### Exercise task
Repeat the full listing, word for word.

### Data extract
"""
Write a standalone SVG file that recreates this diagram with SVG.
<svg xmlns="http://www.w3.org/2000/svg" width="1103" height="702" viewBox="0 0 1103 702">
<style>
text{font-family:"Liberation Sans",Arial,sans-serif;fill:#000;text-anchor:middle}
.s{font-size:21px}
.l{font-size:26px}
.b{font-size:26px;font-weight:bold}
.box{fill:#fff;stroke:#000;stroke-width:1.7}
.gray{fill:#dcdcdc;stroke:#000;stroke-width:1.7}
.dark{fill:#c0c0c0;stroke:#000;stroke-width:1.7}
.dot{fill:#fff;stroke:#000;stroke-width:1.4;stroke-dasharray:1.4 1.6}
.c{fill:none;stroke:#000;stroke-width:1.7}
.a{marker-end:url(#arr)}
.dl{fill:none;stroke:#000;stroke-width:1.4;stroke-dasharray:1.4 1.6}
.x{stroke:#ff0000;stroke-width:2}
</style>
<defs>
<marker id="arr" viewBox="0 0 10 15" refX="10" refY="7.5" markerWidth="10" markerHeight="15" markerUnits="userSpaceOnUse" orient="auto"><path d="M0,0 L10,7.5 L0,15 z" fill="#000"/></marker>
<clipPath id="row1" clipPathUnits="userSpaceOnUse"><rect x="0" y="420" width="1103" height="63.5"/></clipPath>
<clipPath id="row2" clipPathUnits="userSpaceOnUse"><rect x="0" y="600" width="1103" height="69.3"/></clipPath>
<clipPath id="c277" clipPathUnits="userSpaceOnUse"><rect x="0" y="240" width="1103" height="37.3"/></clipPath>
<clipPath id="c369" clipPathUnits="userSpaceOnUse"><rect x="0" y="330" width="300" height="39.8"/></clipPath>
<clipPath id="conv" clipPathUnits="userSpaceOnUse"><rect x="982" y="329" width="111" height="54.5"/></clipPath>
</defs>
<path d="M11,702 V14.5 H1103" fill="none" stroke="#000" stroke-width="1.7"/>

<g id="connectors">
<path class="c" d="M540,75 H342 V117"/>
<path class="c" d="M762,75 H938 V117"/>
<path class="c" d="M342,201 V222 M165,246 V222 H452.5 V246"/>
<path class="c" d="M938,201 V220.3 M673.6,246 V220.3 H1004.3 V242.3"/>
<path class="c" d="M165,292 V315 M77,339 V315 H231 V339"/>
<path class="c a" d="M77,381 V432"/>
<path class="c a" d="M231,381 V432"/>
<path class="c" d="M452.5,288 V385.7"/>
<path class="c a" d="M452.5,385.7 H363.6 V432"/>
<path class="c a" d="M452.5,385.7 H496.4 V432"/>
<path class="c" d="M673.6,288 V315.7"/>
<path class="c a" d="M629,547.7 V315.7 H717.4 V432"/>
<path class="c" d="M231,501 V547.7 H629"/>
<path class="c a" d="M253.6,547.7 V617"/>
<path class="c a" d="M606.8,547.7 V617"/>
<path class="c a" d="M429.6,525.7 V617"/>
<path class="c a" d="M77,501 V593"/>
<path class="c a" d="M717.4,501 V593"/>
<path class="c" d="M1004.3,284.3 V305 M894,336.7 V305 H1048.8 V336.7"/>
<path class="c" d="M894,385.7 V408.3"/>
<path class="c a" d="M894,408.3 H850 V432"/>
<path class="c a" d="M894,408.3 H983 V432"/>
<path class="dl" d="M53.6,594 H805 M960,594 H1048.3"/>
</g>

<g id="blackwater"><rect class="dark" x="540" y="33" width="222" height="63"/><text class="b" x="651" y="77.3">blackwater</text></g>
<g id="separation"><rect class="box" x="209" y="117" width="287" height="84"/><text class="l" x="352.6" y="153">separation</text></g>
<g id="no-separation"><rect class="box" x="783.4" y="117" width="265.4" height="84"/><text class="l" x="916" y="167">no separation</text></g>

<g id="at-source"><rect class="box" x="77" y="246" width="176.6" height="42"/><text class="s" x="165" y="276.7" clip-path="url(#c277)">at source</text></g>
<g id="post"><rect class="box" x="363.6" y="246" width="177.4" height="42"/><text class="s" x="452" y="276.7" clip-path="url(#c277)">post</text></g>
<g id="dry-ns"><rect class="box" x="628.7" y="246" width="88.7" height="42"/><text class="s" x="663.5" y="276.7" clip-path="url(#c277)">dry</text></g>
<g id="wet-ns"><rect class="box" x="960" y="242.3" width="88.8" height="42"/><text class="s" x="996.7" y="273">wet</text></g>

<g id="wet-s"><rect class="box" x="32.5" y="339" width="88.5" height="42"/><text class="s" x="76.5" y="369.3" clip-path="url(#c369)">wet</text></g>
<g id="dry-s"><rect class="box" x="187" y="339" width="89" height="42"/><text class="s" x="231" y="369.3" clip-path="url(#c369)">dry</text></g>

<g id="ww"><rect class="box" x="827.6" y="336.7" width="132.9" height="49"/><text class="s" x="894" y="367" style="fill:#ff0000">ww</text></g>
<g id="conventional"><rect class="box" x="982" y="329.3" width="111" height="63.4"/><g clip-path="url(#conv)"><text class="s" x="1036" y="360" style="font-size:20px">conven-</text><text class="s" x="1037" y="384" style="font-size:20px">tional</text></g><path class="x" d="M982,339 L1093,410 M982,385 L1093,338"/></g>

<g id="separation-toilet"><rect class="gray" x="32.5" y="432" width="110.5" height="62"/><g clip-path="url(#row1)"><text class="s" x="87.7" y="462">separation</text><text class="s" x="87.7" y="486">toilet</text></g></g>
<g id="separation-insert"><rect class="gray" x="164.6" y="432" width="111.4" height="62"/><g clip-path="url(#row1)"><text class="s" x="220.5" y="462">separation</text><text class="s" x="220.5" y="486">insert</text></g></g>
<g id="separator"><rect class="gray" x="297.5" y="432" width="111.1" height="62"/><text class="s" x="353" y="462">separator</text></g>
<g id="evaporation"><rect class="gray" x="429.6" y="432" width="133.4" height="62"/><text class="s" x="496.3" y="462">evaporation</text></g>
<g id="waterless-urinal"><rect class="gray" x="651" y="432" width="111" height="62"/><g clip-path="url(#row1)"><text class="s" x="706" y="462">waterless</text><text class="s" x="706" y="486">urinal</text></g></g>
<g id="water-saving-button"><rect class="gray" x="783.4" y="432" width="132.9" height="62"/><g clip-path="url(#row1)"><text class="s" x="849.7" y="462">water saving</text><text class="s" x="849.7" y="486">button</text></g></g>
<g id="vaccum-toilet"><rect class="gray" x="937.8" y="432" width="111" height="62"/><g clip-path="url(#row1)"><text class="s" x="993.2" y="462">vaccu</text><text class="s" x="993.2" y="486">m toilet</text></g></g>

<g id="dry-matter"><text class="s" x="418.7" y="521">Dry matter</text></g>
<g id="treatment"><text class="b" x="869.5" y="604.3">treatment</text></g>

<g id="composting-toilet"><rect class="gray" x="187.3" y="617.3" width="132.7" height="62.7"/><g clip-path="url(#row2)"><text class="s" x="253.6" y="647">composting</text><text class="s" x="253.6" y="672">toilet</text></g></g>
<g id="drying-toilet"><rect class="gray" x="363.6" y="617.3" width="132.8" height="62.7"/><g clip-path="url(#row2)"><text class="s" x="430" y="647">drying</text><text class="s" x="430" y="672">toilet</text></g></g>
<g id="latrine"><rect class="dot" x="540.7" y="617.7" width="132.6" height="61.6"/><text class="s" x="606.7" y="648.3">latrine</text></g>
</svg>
"""
### Solution for this problem
Write a standalone SVG file that recreates this diagram with SVG.
<svg xmlns="http://www.w3.org/2000/svg" width="1103" height="702" viewBox="0 0 1103 702">
<style>
text{font-family:"Liberation Sans",Arial,sans-serif;fill:#000;text-anchor:middle}
.s{font-size:21px}
.l{font-size:26px}
.b{font-size:26px;font-weight:bold}
.box{fill:#fff;stroke:#000;stroke-width:1.7}
.gray{fill:#dcdcdc;stroke:#000;stroke-width:1.7}
.dark{fill:#c0c0c0;stroke:#000;stroke-width:1.7}
.dot{fill:#fff;stroke:#000;stroke-width:1.4;stroke-dasharray:1.4 1.6}
.c{fill:none;stroke:#000;stroke-width:1.7}
.a{marker-end:url(#arr)}
.dl{fill:none;stroke:#000;stroke-width:1.4;stroke-dasharray:1.4 1.6}
.x{stroke:#ff0000;stroke-width:2}
</style>
<defs>
<marker id="arr" viewBox="0 0 10 15" refX="10" refY="7.5" markerWidth="10" markerHeight="15" markerUnits="userSpaceOnUse" orient="auto"><path d="M0,0 L10,7.5 L0,15 z" fill="#000"/></marker>
<clipPath id="row1" clipPathUnits="userSpaceOnUse"><rect x="0" y="420" width="1103" height="63.5"/></clipPath>
<clipPath id="row2" clipPathUnits="userSpaceOnUse"><rect x="0" y="600" width="1103" height="69.3"/></clipPath>
<clipPath id="c277" clipPathUnits="userSpaceOnUse"><rect x="0" y="240" width="1103" height="37.3"/></clipPath>
<clipPath id="c369" clipPathUnits="userSpaceOnUse"><rect x="0" y="330" width="300" height="39.8"/></clipPath>
<clipPath id="conv" clipPathUnits="userSpaceOnUse"><rect x="982" y="329" width="111" height="54.5"/></clipPath>
</defs>
<path d="M11,702 V14.5 H1103" fill="none" stroke="#000" stroke-width="1.7"/>

<g id="connectors">
<path class="c" d="M540,75 H342 V117"/>
<path class="c" d="M762,75 H938 V117"/>
<path class="c" d="M342,201 V222 M165,246 V222 H452.5 V246"/>
<path class="c" d="M938,201 V220.3 M673.6,246 V220.3 H1004.3 V242.3"/>
<path class="c" d="M165,292 V315 M77,339 V315 H231 V339"/>
<path class="c a" d="M77,381 V432"/>
<path class="c a" d="M231,381 V432"/>
<path class="c" d="M452.5,288 V385.7"/>
<path class="c a" d="M452.5,385.7 H363.6 V432"/>
<path class="c a" d="M452.5,385.7 H496.4 V432"/>
<path class="c" d="M673.6,288 V315.7"/>
<path class="c a" d="M629,547.7 V315.7 H717.4 V432"/>
<path class="c" d="M231,501 V547.7 H629"/>
<path class="c a" d="M253.6,547.7 V617"/>
<path class="c a" d="M606.8,547.7 V617"/>
<path class="c a" d="M429.6,525.7 V617"/>
<path class="c a" d="M77,501 V593"/>
<path class="c a" d="M717.4,501 V593"/>
<path class="c" d="M1004.3,284.3 V305 M894,336.7 V305 H1048.8 V336.7"/>
<path class="c" d="M894,385.7 V408.3"/>
<path class="c a" d="M894,408.3 H850 V432"/>
<path class="c a" d="M894,408.3 H983 V432"/>
<path class="dl" d="M53.6,594 H805 M960,594 H1048.3"/>
</g>

<g id="blackwater"><rect class="dark" x="540" y="33" width="222" height="63"/><text class="b" x="651" y="77.3">blackwater</text></g>
<g id="separation"><rect class="box" x="209" y="117" width="287" height="84"/><text class="l" x="352.6" y="153">separation</text></g>
<g id="no-separation"><rect class="box" x="783.4" y="117" width="265.4" height="84"/><text class="l" x="916" y="167">no separation</text></g>

<g id="at-source"><rect class="box" x="77" y="246" width="176.6" height="42"/><text class="s" x="165" y="276.7" clip-path="url(#c277)">at source</text></g>
<g id="post"><rect class="box" x="363.6" y="246" width="177.4" height="42"/><text class="s" x="452" y="276.7" clip-path="url(#c277)">post</text></g>
<g id="dry-ns"><rect class="box" x="628.7" y="246" width="88.7" height="42"/><text class="s" x="663.5" y="276.7" clip-path="url(#c277)">dry</text></g>
<g id="wet-ns"><rect class="box" x="960" y="242.3" width="88.8" height="42"/><text class="s" x="996.7" y="273">wet</text></g>

<g id="wet-s"><rect class="box" x="32.5" y="339" width="88.5" height="42"/><text class="s" x="76.5" y="369.3" clip-path="url(#c369)">wet</text></g>
<g id="dry-s"><rect class="box" x="187" y="339" width="89" height="42"/><text class="s" x="231" y="369.3" clip-path="url(#c369)">dry</text></g>

<g id="ww"><rect class="box" x="827.6" y="336.7" width="132.9" height="49"/><text class="s" x="894" y="367" style="fill:#ff0000">ww</text></g>
<g id="conventional"><rect class="box" x="982" y="329.3" width="111" height="63.4"/><g clip-path="url(#conv)"><text class="s" x="1036" y="360" style="font-size:20px">conven-</text><text class="s" x="1037" y="384" style="font-size:20px">tional</text></g><path class="x" d="M982,339 L1093,410 M982,385 L1093,338"/></g>

<g id="separation-toilet"><rect class="gray" x="32.5" y="432" width="110.5" height="62"/><g clip-path="url(#row1)"><text class="s" x="87.7" y="462">separation</text><text class="s" x="87.7" y="486">toilet</text></g></g>
<g id="separation-insert"><rect class="gray" x="164.6" y="432" width="111.4" height="62"/><g clip-path="url(#row1)"><text class="s" x="220.5" y="462">separation</text><text class="s" x="220.5" y="486">insert</text></g></g>
<g id="separator"><rect class="gray" x="297.5" y="432" width="111.1" height="62"/><text class="s" x="353" y="462">separator</text></g>
<g id="evaporation"><rect class="gray" x="429.6" y="432" width="133.4" height="62"/><text class="s" x="496.3" y="462">evaporation</text></g>
<g id="waterless-urinal"><rect class="gray" x="651" y="432" width="111" height="62"/><g clip-path="url(#row1)"><text class="s" x="706" y="462">waterless</text><text class="s" x="706" y="486">urinal</text></g></g>
<g id="water-saving-button"><rect class="gray" x="783.4" y="432" width="132.9" height="62"/><g clip-path="url(#row1)"><text class="s" x="849.7" y="462">water saving</text><text class="s" x="849.7" y="486">button</text></g></g>
<g id="vaccum-toilet"><rect class="gray" x="937.8" y="432" width="111" height="62"/><g clip-path="url(#row1)"><text class="s" x="993.2" y="462">vaccu</text><text class="s" x="993.2" y="486">m toilet</text></g></g>

<g id="dry-matter"><text class="s" x="418.7" y="521">Dry matter</text></g>
<g id="treatment"><text class="b" x="869.5" y="604.3">treatment</text></g>

<g id="composting-toilet"><rect class="gray" x="187.3" y="617.3" width="132.7" height="62.7"/><g clip-path="url(#row2)"><text class="s" x="253.6" y="647">composting</text><text class="s" x="253.6" y="672">toilet</text></g></g>
<g id="drying-toilet"><rect class="gray" x="363.6" y="617.3" width="132.8" height="62.7"/><g clip-path="url(#row2)"><text class="s" x="430" y="647">drying</text><text class="s" x="430" y="672">toilet</text></g></g>
<g id="latrine"><rect class="dot" x="540.7" y="617.7" width="132.6" height="61.6"/><text class="s" x="606.7" y="648.3">latrine</text></g>
</svg>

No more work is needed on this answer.